**GIVEN EXERCISE:**
Quote every line of the material beneath this one.

[Start of PROVIDED MATERIAL]

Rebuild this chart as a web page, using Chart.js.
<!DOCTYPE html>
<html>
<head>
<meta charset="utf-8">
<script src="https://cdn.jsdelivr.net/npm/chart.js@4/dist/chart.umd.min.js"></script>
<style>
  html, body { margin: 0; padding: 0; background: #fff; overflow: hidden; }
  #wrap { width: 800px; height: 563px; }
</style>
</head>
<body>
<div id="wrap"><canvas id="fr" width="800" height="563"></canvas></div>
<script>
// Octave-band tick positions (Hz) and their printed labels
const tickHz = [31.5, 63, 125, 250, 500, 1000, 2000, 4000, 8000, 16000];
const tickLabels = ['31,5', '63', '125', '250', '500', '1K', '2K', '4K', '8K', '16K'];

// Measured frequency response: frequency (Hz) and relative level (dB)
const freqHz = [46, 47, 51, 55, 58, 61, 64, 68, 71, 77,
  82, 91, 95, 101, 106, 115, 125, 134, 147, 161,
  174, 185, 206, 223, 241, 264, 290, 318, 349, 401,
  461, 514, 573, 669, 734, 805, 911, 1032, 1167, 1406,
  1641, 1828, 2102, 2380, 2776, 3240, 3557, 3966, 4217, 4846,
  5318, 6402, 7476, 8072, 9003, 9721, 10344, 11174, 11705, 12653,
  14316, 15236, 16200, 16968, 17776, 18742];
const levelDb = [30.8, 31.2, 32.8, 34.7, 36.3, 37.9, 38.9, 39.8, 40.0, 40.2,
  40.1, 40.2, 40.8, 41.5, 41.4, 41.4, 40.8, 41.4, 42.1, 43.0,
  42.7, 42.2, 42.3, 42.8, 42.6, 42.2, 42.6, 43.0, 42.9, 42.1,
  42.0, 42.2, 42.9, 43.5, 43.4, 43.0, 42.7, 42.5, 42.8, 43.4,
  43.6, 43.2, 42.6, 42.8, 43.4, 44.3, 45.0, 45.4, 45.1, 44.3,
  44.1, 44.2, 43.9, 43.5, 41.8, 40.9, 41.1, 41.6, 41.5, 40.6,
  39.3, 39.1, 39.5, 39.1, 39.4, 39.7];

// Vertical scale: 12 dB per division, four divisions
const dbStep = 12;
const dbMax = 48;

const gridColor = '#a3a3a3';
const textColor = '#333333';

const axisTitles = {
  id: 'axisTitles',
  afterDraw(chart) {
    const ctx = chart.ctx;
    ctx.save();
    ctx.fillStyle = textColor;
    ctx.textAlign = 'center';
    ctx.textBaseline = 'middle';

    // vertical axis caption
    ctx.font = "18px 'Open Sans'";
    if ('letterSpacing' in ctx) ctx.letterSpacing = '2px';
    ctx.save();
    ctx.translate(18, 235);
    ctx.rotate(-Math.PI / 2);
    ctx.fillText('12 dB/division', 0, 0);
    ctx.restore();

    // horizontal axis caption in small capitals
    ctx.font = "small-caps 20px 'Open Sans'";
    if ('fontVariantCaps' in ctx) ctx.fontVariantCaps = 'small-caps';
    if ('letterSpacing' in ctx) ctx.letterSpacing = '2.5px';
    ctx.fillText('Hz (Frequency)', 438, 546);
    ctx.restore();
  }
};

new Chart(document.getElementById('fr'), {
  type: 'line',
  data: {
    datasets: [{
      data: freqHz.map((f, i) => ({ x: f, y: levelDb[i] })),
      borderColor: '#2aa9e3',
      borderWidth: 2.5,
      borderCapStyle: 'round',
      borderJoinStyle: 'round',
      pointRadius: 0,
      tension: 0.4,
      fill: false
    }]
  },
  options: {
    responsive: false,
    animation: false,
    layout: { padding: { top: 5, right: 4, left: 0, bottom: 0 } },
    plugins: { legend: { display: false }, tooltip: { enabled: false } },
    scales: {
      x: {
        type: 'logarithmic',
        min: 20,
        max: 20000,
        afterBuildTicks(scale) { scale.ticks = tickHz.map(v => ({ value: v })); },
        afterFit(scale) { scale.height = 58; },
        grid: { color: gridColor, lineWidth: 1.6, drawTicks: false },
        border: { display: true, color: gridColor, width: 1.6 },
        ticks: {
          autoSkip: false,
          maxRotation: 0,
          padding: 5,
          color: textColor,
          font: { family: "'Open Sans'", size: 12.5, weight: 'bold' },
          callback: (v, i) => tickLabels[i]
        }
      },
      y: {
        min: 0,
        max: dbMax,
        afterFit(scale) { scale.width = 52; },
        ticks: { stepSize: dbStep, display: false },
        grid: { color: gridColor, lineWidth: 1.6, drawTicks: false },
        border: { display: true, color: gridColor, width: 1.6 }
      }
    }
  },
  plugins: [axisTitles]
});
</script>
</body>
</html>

[End of PROVIDED MATERIAL]

**RESULT BELOW:**
Rebuild this chart as a web page, using Chart.js.
<!DOCTYPE html>
<html>
<head>
<meta charset="utf-8">
<script src="https://cdn.jsdelivr.net/npm/chart.js@4/dist/chart.umd.min.js"></script>
<style>
  html, body { margin: 0; padding: 0; background: #fff; overflow: hidden; }
  #wrap { width: 800px; height: 563px; }
</style>
</head>
<body>
<div id="wrap"><canvas id="fr" width="800" height="563"></canvas></div>
<script>
// Octave-band tick positions (Hz) and their printed labels
const tickHz = [31.5, 63, 125, 250, 500, 1000, 2000, 4000, 8000, 16000];
const tickLabels = ['31,5', '63', '125', '250', '500', '1K', '2K', '4K', '8K', '16K'];

// Measured frequency response: frequency (Hz) and relative level (dB)
const freqHz = [46, 47, 51, 55, 58, 61, 64, 68, 71, 77,
  82, 91, 95, 101, 106, 115, 125, 134, 147, 161,
  174, 185, 206, 223, 241, 264, 290, 318, 349, 401,
  461, 514, 573, 669, 734, 805, 911, 1032, 1167, 1406,
  1641, 1828, 2102, 2380, 2776, 3240, 3557, 3966, 4217, 4846,
  5318, 6402, 7476, 8072, 9003, 9721, 10344, 11174, 11705, 12653,
  14316, 15236, 16200, 16968, 17776, 18742];
const levelDb = [30.8, 31.2, 32.8, 34.7, 36.3, 37.9, 38.9, 39.8, 40.0, 40.2,
  40.1, 40.2, 40.8, 41.5, 41.4, 41.4, 40.8, 41.4, 42.1, 43.0,
  42.7, 42.2, 42.3, 42.8, 42.6, 42.2, 42.6, 43.0, 42.9, 42.1,
  42.0, 42.2, 42.9, 43.5, 43.4, 43.0, 42.7, 42.5, 42.8, 43.4,
  43.6, 43.2, 42.6, 42.8, 43.4, 44.3, 45.0, 45.4, 45.1, 44.3,
  44.1, 44.2, 43.9, 43.5, 41.8, 40.9, 41.1, 41.6, 41.5, 40.6,
  39.3, 39.1, 39.5, 39.1, 39.4, 39.7];

// Vertical scale: 12 dB per division, four divisions
const dbStep = 12;
const dbMax = 48;

const gridColor = '#a3a3a3';
const textColor = '#333333';

const axisTitles = {
  id: 'axisTitles',
  afterDraw(chart) {
    const ctx = chart.ctx;
    ctx.save();
    ctx.fillStyle = textColor;
    ctx.textAlign = 'center';
    ctx.textBaseline = 'middle';

    // vertical axis caption
    ctx.font = "18px 'Open Sans'";
    if ('letterSpacing' in ctx) ctx.letterSpacing = '2px';
    ctx.save();
    ctx.translate(18, 235);
    ctx.rotate(-Math.PI / 2);
    ctx.fillText('12 dB/division', 0, 0);
    ctx.restore();

    // horizontal axis caption in small capitals
    ctx.font = "small-caps 20px 'Open Sans'";
    if ('fontVariantCaps' in ctx) ctx.fontVariantCaps = 'small-caps';
    if ('letterSpacing' in ctx) ctx.letterSpacing = '2.5px';
    ctx.fillText('Hz (Frequency)', 438, 546);
    ctx.restore();
  }
};

new Chart(document.getElementById('fr'), {
  type: 'line',
  data: {
    datasets: [{
      data: freqHz.map((f, i) => ({ x: f, y: levelDb[i] })),
      borderColor: '#2aa9e3',
      borderWidth: 2.5,
      borderCapStyle: 'round',
      borderJoinStyle: 'round',
      pointRadius: 0,
      tension: 0.4,
      fill: false
    }]
  },
  options: {
    responsive: false,
    animation: false,
    layout: { padding: { top: 5, right: 4, left: 0, bottom: 0 } },
    plugins: { legend: { display: false }, tooltip: { enabled: false } },
    scales: {
      x: {
        type: 'logarithmic',
        min: 20,
        max: 20000,
        afterBuildTicks(scale) { scale.ticks = tickHz.map(v => ({ value: v })); },
        afterFit(scale) { scale.height = 58; },
        grid: { color: gridColor, lineWidth: 1.6, drawTicks: false },
        border: { display: true, color: gridColor, width: 1.6 },
        ticks: {
          autoSkip: false,
          maxRotation: 0,
          padding: 5,
          color: textColor,
          font: { family: "'Open Sans'", size: 12.5, weight: 'bold' },
          callback: (v, i) => tickLabels[i]
        }
      },
      y: {
        min: 0,
        max: dbMax,
        afterFit(scale) { scale.width = 52; },
        ticks: { stepSize: dbStep, display: false },
        grid: { color: gridColor, lineWidth: 1.6, drawTicks: false },
        border: { display: true, color: gridColor, width: 1.6 }
      }
    }
  },
  plugins: [axisTitles]
});
</script>
</body>
</html>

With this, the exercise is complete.